とあるお客さんの家にクルマを引き取りに行った。70歳近いと思われるおじいちゃん。1年に500kmも乗らない置きっぱなしのクルマなのに、点検や車検やオイル交換をキチンと依頼してくれる。「悪いところは全部交換しといてや」って悪いところ無いよ。
納車の際、おじいちゃんは「まあ上がってお茶でも」と言って私を家に招き入れた。早く帰社したかったのだが、話し相手もいないのだろうと思ってよばれることにした。
聞くところによると、奥様を病気で数年前に亡くされてから息子さんと2人暮らしなのだそうだ。その息子さんも出張が多くてあまり帰って来ないらしい。「男所帯やから・・・」と言いながら不器用な手付きで入れてくれたコーヒーはマズかった。
私も、もし嫁に先立たれたらどうしようか。そんなことを考えてしまった。家事育児なんて何も出来ない私が、歳をとってコーヒーを入れたらこんな味になるのではないだろうか。

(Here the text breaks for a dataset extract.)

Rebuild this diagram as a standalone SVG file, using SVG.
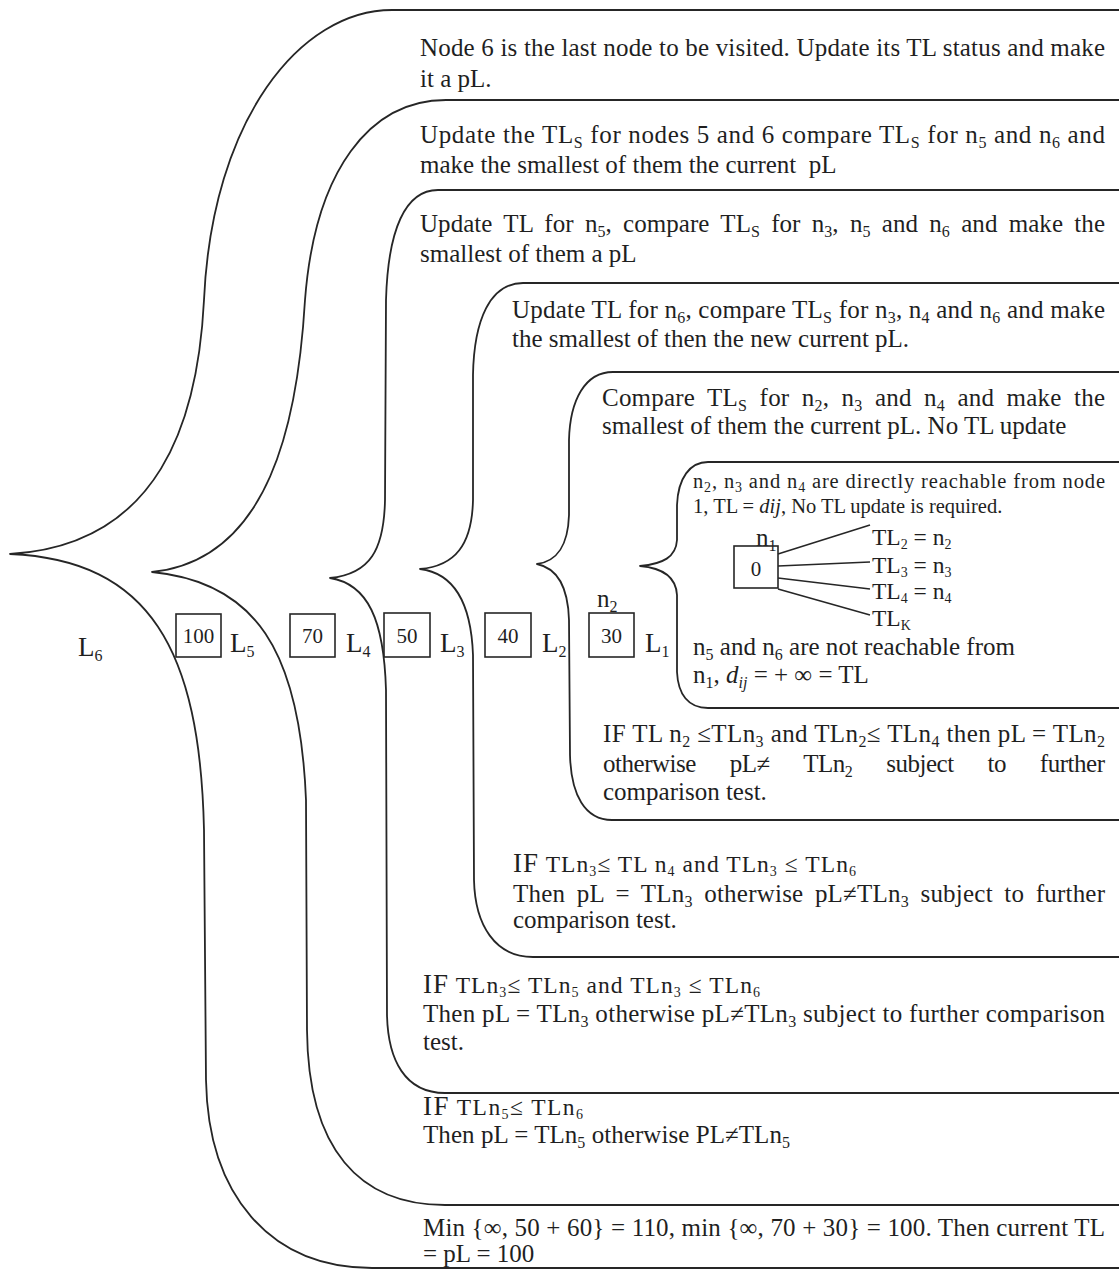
<svg xmlns="http://www.w3.org/2000/svg" width="1119" height="1271" viewBox="0 0 1119 1271">
  <style>
    .t{font-family:"Liberation Serif","Times New Roman",serif;font-size:25px;fill:#1f1f1f}
    .sm{font-size:20.5px}
    .md{font-size:23.5px}
    .big{font-size:27px}
    .s{font-size:16px}
    .ss{font-size:14px}
    .lb{font-family:"Liberation Serif","Times New Roman",serif;font-size:27px;fill:#1f1f1f}
    .num{font-family:"Liberation Serif","Times New Roman",serif;font-size:21px;fill:#1f1f1f;text-anchor:middle}
    .br{fill:none;stroke:#262626;stroke-width:1.8;stroke-linejoin:round}
    .box{fill:none;stroke:#262626;stroke-width:1.6}
    .ln{stroke:#262626;stroke-width:1.6}
  </style>
  <rect width="1119" height="1271" fill="#ffffff"/>

  <!-- nested braces, outermost first -->
  <g id="connectors">
    <path class="br" d="M1119,10 H392 C300,10 212,120 204,300 C198,420 160,545 10,554 C150,560 200,650 204,830 L206,1080 C208,1195 270,1268 372,1268 H1119"/>
    <path class="br" d="M1119,100 H446 C370,100 315,170 305,300 C298,420 270,560 152,572 C255,582 300,650 306,800 L307,1030 C308,1150 360,1205 445,1205 H1119"/>
    <path class="br" d="M1119,190 H438 C405,190 388,230 386,300 L385,500 C384,550 370,574 330,578 C368,584 384,620 386,690 L387,1015 C388,1060 405,1093 445,1093 H1119"/>
    <path class="br" d="M1119,283 H523 C490,283 474,320 473,375 L473,500 C472,545 455,566 420,569 C452,573 471,600 473,655 L474,880 C475,925 495,957 533,957 H1119"/>
    <path class="br" d="M1119,372 H613 C585,372 570,400 569,440 L569,515 C568,545 558,561 537,564 C556,568 568,585 569,620 L570,755 C571,795 585,820 612,820 H1119"/>
    <path class="br" d="M1119,462 H708 C690,462 678,478 677,505 L677,540 C676,557 663,564 640,566 C663,568 676,577 677,595 L677,672 C678,694 688,708 708,708 H1119"/>
    <!-- edges fanning out of node n1 -->
    <line class="ln" x1="778" y1="554" x2="870" y2="525"/>
    <line class="ln" x1="778" y1="566" x2="870" y2="562"/>
    <line class="ln" x1="778" y1="578" x2="870" y2="589"/>
    <line class="ln" x1="778" y1="589" x2="870" y2="615"/>
  </g>

  <!-- level L6 -->
  <g id="level-L6">
    <text class="lb" x="78" y="656">L<tspan class="s" dy="5">6</tspan></text>
    <text class="t" x="420" y="56" textLength="685" lengthAdjust="spacing">Node 6 is the last node to be visited. Update its TL status and make</text>
    <text class="t" x="420" y="87">it a pL.</text>
    <text class="t" x="423" y="1236" textLength="682" lengthAdjust="spacing">Min {∞, 50 + 60} = 110, min {∞, 70 + 30} = 100. Then current TL</text>
    <text class="t" x="423" y="1262">= pL = 100</text>
  </g>

  <!-- level L5 -->
  <g id="level-L5">
    <rect class="box" x="176" y="614" width="45" height="43"/>
    <text class="num" x="198.5" y="643">100</text>
    <text class="lb" x="230" y="652">L<tspan class="s" dy="5">5</tspan></text>
    <text class="t" x="420" y="143" textLength="685" lengthAdjust="spacing">Update the TL<tspan class="s" dy="5">S</tspan><tspan dy="-5"> for nodes 5 and 6 compare TL</tspan><tspan class="s" dy="5">S</tspan><tspan dy="-5"> for n</tspan><tspan class="s" dy="5">5</tspan><tspan dy="-5"> and n</tspan><tspan class="s" dy="5">6</tspan><tspan dy="-5"> and</tspan></text>
    <text class="t" x="420" y="173">make the smallest of them the current &#160;pL</text>
    <text class="t" x="423" y="1115" textLength="160" lengthAdjust="spacing"><tspan class="big">IF</tspan><tspan class="md"> TLn</tspan><tspan class="ss" dy="4">5</tspan><tspan class="md" dy="-4">≤ TLn</tspan><tspan class="ss" dy="4">6</tspan></text>
    <text class="t" x="423" y="1143" textLength="367" lengthAdjust="spacing">Then pL = TLn<tspan class="s" dy="5">5</tspan><tspan dy="-5"> otherwise PL≠TLn</tspan><tspan class="s" dy="5">5</tspan></text>
  </g>

  <!-- level L4 -->
  <g id="level-L4">
    <rect class="box" x="290" y="614" width="45" height="43"/>
    <text class="num" x="312.5" y="643">70</text>
    <text class="lb" x="346" y="652">L<tspan class="s" dy="5">4</tspan></text>
    <text class="t" x="420" y="232" textLength="685" lengthAdjust="spacing" word-spacing="5">Update TL for n<tspan class="s" dy="5">5</tspan><tspan dy="-5">, compare TL</tspan><tspan class="s" dy="5">S</tspan><tspan dy="-5"> for n</tspan><tspan class="s" dy="5">3</tspan><tspan dy="-5">, n</tspan><tspan class="s" dy="5">5</tspan><tspan dy="-5"> and n</tspan><tspan class="s" dy="5">6</tspan><tspan dy="-5"> and make the</tspan></text>
    <text class="t" x="420" y="262">smallest of them a pL</text>
    <text class="t" x="423" y="993" textLength="337" lengthAdjust="spacing"><tspan class="big">IF</tspan><tspan class="md"> TLn</tspan><tspan class="ss" dy="4">3</tspan><tspan class="md" dy="-4">≤ TLn</tspan><tspan class="ss" dy="4">5</tspan><tspan class="md" dy="-4"> and TLn</tspan><tspan class="ss" dy="4">3</tspan><tspan class="md" dy="-4"> ≤ TLn</tspan><tspan class="ss" dy="4">6</tspan></text>
    <text class="t" x="423" y="1022" textLength="682" lengthAdjust="spacing">Then pL = TLn<tspan class="s" dy="5">3</tspan><tspan dy="-5"> otherwise pL≠TLn</tspan><tspan class="s" dy="5">3</tspan><tspan dy="-5"> subject to further comparison</tspan></text>
    <text class="t" x="423" y="1050">test.</text>
  </g>

  <!-- level L3 -->
  <g id="level-L3">
    <rect class="box" x="384" y="613" width="46" height="44"/>
    <text class="num" x="407" y="643">50</text>
    <text class="lb" x="440" y="652">L<tspan class="s" dy="5">3</tspan></text>
    <text class="t" x="512" y="318" textLength="593" lengthAdjust="spacing">Update TL for n<tspan class="s" dy="5">6</tspan><tspan dy="-5">, compare TL</tspan><tspan class="s" dy="5">S</tspan><tspan dy="-5"> for n</tspan><tspan class="s" dy="5">3</tspan><tspan dy="-5">, n</tspan><tspan class="s" dy="5">4</tspan><tspan dy="-5"> and n</tspan><tspan class="s" dy="5">6</tspan><tspan dy="-5"> and make</tspan></text>
    <text class="t" x="512" y="347">the smallest of then the new current pL.</text>
    <text class="t" x="513" y="872" textLength="343" lengthAdjust="spacing"><tspan class="big">IF</tspan><tspan class="md"> TLn</tspan><tspan class="ss" dy="4">3</tspan><tspan class="md" dy="-4">≤ TL n</tspan><tspan class="ss" dy="4">4</tspan><tspan class="md" dy="-4"> and TLn</tspan><tspan class="ss" dy="4">3</tspan><tspan class="md" dy="-4"> ≤ TLn</tspan><tspan class="ss" dy="4">6</tspan></text>
    <text class="t" x="513" y="902" textLength="592" lengthAdjust="spacing" word-spacing="5">Then pL = TLn<tspan class="s" dy="5">3</tspan><tspan dy="-5"> otherwise pL≠TLn</tspan><tspan class="s" dy="5">3</tspan><tspan dy="-5"> subject to further</tspan></text>
    <text class="t" x="513" y="928">comparison test.</text>
  </g>

  <!-- level L2 -->
  <g id="level-L2">
    <rect class="box" x="485" y="613" width="46" height="44"/>
    <text class="num" x="508" y="643">40</text>
    <text class="lb" x="542" y="652">L<tspan class="s" dy="5">2</tspan></text>
    <text class="t" x="602" y="406" textLength="503" lengthAdjust="spacing" word-spacing="6">Compare TL<tspan class="s" dy="5">S</tspan><tspan dy="-5"> for n</tspan><tspan class="s" dy="5">2</tspan><tspan dy="-5">, n</tspan><tspan class="s" dy="5">3</tspan><tspan dy="-5"> and n</tspan><tspan class="s" dy="5">4</tspan><tspan dy="-5"> and make the</tspan></text>
    <text class="t" x="602" y="434">smallest of them the current pL. No TL update</text>
    <text class="t" x="603" y="742" textLength="502" lengthAdjust="spacing">IF TL n<tspan class="s" dy="5">2</tspan><tspan dy="-5"> ≤TLn</tspan><tspan class="s" dy="5">3</tspan><tspan dy="-5"> and TLn</tspan><tspan class="s" dy="5">2</tspan><tspan dy="-5">≤ TLn</tspan><tspan class="s" dy="5">4</tspan><tspan dy="-5"> then pL = TLn</tspan><tspan class="s" dy="5">2</tspan></text>
    <text class="t" x="603" y="772" textLength="502" lengthAdjust="spacing" word-spacing="28">otherwise pL≠ TLn<tspan class="s" dy="5">2</tspan><tspan dy="-5"> subject to further</tspan></text>
    <text class="t" x="603" y="800">comparison test.</text>
  </g>

  <!-- level L1 -->
  <g id="level-L1">
    <text class="t" x="597" y="607">n<tspan class="s" dy="5">2</tspan></text>
    <rect class="box" x="589" y="613" width="45" height="44"/>
    <text class="num" x="611.5" y="643">30</text>
    <text class="lb" x="645" y="652">L<tspan class="s" dy="5">1</tspan></text>
    <text class="t sm" x="693" y="488" textLength="412" lengthAdjust="spacing">n<tspan class="ss" dy="4">2</tspan><tspan dy="-4">, n</tspan><tspan class="ss" dy="4">3</tspan><tspan dy="-4"> and n</tspan><tspan class="ss" dy="4">4</tspan><tspan dy="-4"> are directly reachable from node</tspan></text>
    <text class="t sm" x="693" y="513">1, TL = <tspan font-style="italic">dij</tspan>, No TL update is required.</text>
  </g>

  <!-- node n1 and its reachable neighbours -->
  <g id="node-n1">
    <text class="t" x="756" y="546">n<tspan class="s" dy="5">1</tspan></text>
    <rect class="box" x="734" y="546" width="44" height="42"/>
    <text class="num" x="756" y="576">0</text>
  </g>
  <g id="node-TL2"><text class="t md" x="872" y="545">TL<tspan class="ss" dy="4">2</tspan><tspan dy="-4"> = n</tspan><tspan class="ss" dy="4">2</tspan></text></g>
  <g id="node-TL3"><text class="t md" x="872" y="573">TL<tspan class="ss" dy="4">3</tspan><tspan dy="-4"> = n</tspan><tspan class="ss" dy="4">3</tspan></text></g>
  <g id="node-TL4"><text class="t md" x="872" y="599">TL<tspan class="ss" dy="4">4</tspan><tspan dy="-4"> = n</tspan><tspan class="ss" dy="4">4</tspan></text></g>
  <g id="node-TLK"><text class="t md" x="872" y="626">TL<tspan class="ss" dy="4">K</tspan></text></g>

  <g id="unreachable-note">
    <text class="t" x="693" y="655" textLength="322" lengthAdjust="spacing">n<tspan class="s" dy="5">5</tspan><tspan dy="-5"> and n</tspan><tspan class="s" dy="5">6</tspan><tspan dy="-5"> are not reachable from</tspan></text>
    <text class="t" x="693" y="683">n<tspan class="s" dy="5">1</tspan><tspan dy="-5">, </tspan><tspan font-style="italic">d</tspan><tspan class="s" font-style="italic" dy="5">ij</tspan><tspan dy="-5"> = + ∞ = TL</tspan></text>
  </g>
</svg>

その日帰宅したら、嫁が餃子を作って私の帰りを待っていた。中身も皮も全部手作りだそうで、昼ぐらいからせっせと作ったらしい。少々誇らしげな顔で言っていた。
仕事でそんなことがあったところである。何か感謝の気持ちを言葉にしようかなと思ったが、普段言い慣れていないものだから、
「ヒマやったんか」
と言ってしまった。
途端に嫁は不機嫌になった。愛情表現のつもりだったんだけど。
まあもともと他人だった2人である。言葉が無くても分かり合えるようになるまでにはもっと時間が必要なのかもしれない。